Aside from wildlife, Theiss and Atkinson agreed rainfall is another challenge for Harris County farmers.
“We used to get some good rains, but now it seems like it rains 2-5 inches every time and that’s too much,” Theiss said. “Every time it rains that much, you pretty much have to start over.”
In addition to facing competition from big-chain grocers and pop-up farmers markets, the families said they are also constantly fending off developers who want to buy their land.
“Land used to be more sacred to families, and they’d keep it in their families for generations,” Dietz said. “Nowadays is hard. ... Producers tell us on a daily basis that developers come up to them with an open checkbook and just say: ‘Name a price for your land.’”
While Atkinson Farms began with 150 acres, today the farm is 75 acres. Likewise, Theiss Farms has shrunk from 80-100 acres to 40.
Neal’s Berry Farm and Farmer’s Market, a you-pick berry farm that was located on a 6-acre tract of land on Gosling Road up until 2015, is owned by Tommy Neal—also a descendant of Spring and Klein founding families. However, Neal said four years ago he decided to sell the Spring farm and start over in Waller.
“We didn’t have quite enough land to put it in agricultural taxing, so it was a residential taxing, and basically, I was renting my place from the county and the school district for $2,000 a month,” Neal said. “You can’t make money in the farming business when you’re paying that much in taxes. Unless you inherited the land, you can’t buy land in [Spring] and farm profitably.”
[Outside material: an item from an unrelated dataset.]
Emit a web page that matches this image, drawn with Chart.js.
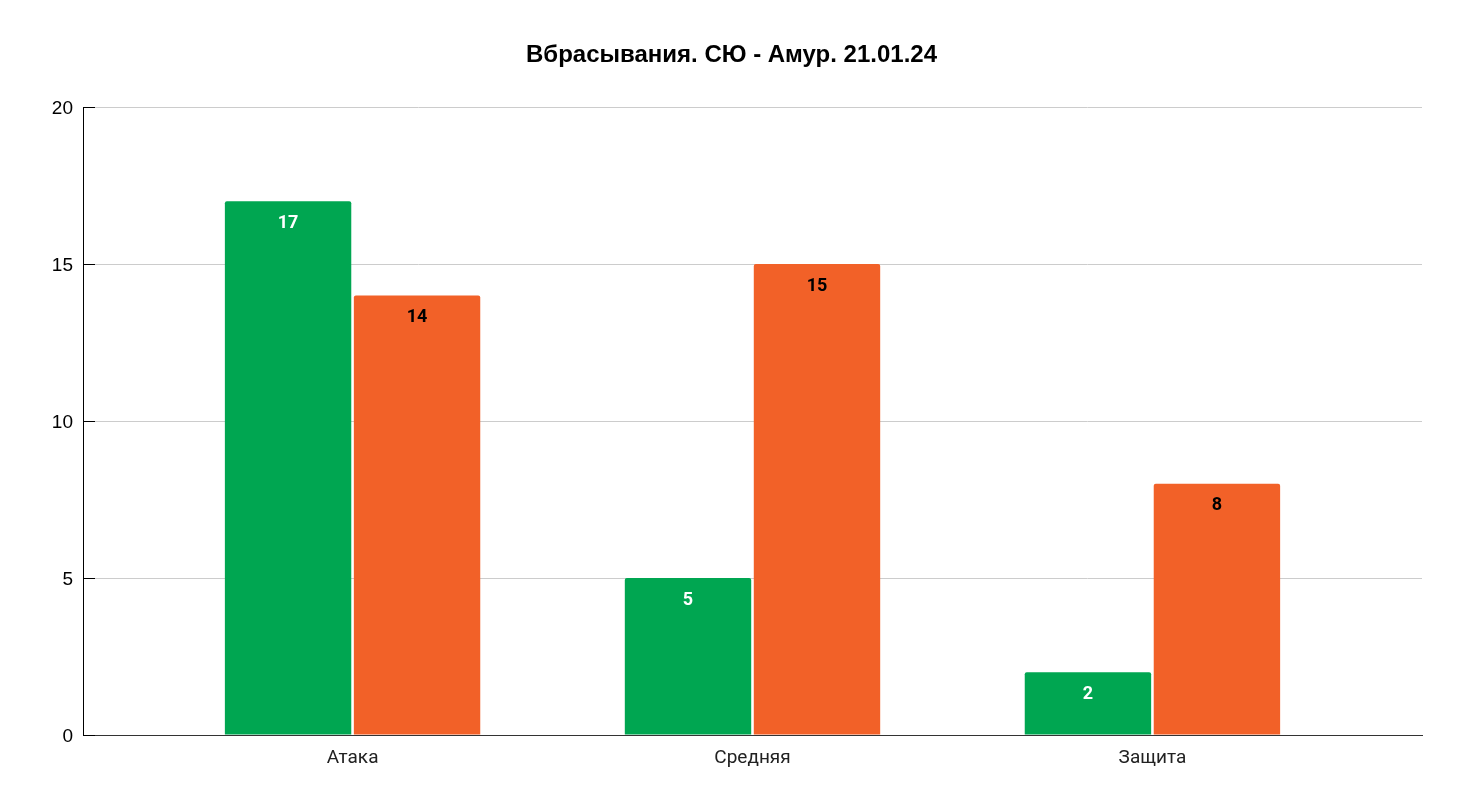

Now with 21 acres, Neal said the move enabled the berry farm to add peach and fig trees, with plans of adding grapevines and apple trees in January.
Future of farming
Since the Atkinsons began farming in Harris County 96 years ago, much has changed in technology.
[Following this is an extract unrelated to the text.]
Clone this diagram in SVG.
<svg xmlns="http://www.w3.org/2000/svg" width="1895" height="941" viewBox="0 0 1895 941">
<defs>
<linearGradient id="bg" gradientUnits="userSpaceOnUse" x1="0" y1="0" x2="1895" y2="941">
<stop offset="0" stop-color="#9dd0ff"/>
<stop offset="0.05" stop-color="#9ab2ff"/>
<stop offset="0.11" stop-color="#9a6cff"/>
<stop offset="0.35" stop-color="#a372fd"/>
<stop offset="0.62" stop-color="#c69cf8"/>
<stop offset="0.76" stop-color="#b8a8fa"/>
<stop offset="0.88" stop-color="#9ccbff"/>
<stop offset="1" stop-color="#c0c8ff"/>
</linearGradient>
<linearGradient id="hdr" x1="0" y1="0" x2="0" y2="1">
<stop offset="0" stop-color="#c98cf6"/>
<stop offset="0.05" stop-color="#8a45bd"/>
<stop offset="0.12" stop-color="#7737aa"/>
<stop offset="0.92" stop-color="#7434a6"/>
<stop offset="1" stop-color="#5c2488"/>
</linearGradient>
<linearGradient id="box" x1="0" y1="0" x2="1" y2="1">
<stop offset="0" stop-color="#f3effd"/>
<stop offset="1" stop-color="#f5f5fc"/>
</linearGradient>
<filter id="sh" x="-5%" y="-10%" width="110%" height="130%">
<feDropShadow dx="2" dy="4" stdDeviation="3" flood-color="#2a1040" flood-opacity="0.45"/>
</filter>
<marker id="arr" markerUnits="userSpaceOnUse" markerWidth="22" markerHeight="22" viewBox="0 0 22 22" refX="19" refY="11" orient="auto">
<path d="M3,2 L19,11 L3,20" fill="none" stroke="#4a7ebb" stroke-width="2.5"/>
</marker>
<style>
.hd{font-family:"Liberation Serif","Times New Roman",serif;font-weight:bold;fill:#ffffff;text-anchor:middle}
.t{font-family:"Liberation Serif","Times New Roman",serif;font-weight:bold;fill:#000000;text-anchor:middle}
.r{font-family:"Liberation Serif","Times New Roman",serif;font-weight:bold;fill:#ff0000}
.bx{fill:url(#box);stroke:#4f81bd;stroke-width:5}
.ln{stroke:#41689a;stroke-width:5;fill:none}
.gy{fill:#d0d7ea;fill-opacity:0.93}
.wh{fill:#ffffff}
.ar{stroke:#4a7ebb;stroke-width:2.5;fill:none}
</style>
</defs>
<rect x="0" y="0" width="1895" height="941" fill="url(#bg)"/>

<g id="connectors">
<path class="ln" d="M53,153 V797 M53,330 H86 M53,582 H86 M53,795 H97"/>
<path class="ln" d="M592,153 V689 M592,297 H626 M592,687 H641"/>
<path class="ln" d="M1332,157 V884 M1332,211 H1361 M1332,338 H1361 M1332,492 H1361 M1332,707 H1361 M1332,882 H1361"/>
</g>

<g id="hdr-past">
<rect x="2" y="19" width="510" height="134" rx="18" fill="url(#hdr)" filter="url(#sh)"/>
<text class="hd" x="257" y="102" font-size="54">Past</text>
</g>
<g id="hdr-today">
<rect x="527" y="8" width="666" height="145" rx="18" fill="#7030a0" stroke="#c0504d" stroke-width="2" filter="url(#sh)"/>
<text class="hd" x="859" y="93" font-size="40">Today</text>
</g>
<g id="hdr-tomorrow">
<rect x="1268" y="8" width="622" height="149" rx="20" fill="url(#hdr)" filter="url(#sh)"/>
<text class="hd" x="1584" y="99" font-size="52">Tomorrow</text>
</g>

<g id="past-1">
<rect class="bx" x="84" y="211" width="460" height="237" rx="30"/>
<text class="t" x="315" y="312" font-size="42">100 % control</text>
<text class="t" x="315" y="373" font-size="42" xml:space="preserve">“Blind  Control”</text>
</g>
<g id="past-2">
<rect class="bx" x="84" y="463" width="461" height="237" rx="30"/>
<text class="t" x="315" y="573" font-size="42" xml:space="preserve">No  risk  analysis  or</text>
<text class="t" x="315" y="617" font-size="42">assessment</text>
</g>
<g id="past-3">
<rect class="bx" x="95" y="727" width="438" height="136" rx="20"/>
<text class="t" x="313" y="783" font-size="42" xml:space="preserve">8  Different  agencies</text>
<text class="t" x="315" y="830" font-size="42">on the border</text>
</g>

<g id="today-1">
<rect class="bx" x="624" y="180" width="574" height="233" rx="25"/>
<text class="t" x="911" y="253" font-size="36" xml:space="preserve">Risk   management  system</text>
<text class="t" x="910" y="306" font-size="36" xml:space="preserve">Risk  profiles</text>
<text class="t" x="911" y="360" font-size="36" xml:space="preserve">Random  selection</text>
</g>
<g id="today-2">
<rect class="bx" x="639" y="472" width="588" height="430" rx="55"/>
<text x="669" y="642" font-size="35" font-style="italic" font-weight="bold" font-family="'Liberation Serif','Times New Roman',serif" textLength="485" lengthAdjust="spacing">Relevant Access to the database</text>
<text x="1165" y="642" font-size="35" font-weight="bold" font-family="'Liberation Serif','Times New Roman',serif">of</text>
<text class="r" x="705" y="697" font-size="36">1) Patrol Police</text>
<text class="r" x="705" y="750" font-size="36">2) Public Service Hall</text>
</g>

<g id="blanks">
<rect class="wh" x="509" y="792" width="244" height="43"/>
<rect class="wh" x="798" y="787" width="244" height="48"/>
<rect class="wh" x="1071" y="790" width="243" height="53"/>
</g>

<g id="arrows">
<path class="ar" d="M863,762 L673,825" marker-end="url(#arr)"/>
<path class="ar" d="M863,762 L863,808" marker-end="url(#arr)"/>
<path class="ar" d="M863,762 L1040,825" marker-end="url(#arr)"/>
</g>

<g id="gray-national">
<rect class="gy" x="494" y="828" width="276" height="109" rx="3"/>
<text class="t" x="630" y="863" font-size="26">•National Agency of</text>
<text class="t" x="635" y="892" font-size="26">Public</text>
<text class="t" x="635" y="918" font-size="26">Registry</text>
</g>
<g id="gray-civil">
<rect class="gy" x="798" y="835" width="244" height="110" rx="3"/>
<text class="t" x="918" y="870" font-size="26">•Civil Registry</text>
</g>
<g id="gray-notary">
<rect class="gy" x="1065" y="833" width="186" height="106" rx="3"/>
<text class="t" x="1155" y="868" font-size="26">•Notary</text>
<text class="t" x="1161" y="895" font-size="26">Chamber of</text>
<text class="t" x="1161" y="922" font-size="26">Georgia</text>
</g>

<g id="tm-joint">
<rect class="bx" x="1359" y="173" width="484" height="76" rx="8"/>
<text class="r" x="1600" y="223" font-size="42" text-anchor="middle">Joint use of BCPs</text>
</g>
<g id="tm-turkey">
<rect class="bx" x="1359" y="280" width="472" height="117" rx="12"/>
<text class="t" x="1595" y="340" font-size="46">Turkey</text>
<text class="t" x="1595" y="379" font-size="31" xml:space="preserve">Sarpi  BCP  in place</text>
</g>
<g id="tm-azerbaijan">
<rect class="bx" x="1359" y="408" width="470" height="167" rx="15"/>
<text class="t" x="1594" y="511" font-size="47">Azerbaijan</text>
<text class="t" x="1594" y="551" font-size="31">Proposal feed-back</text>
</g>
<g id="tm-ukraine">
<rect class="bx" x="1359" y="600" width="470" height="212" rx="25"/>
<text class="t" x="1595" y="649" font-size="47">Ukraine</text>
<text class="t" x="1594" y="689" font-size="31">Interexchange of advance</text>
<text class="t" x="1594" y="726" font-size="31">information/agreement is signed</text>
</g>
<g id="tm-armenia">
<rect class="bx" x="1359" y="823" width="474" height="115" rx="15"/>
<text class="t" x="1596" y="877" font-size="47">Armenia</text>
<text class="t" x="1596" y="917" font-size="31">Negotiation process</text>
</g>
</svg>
“I can remember when I was little working the crops with a horse and mule,” Atkinson said. “From using a hoe and a shovel to now using a tractor.”
Dietz said the addition of GPS systems into farming equipment, drones that allow for spot treatments of crops with herbicides and pesticides, and true-to-date climate data have taken guesswork out of farming.
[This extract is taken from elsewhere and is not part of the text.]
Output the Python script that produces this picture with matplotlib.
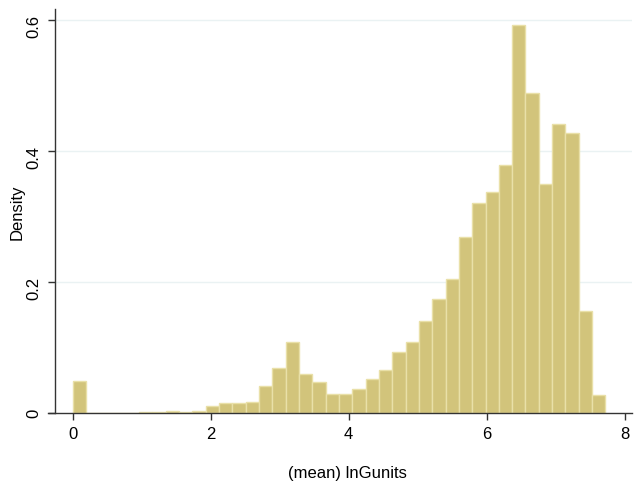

“The days of farmers counting on just the Farmers’ Almanac are long gone,” Dietz said.
With less of the younger generation entering the industry, Dietz said part of the role of the Texas A&M AgriLife Extension program is emphasizing the importance of 4-H and Future Farmers of America programs, of which Spring, Klein and Cy-Fair ISDs all have.
“Farming is extremely vital, even more so now because you don’t have as many family farms,” he said. “People don’t realize how big of a role agriculture plays in every facet of your life.”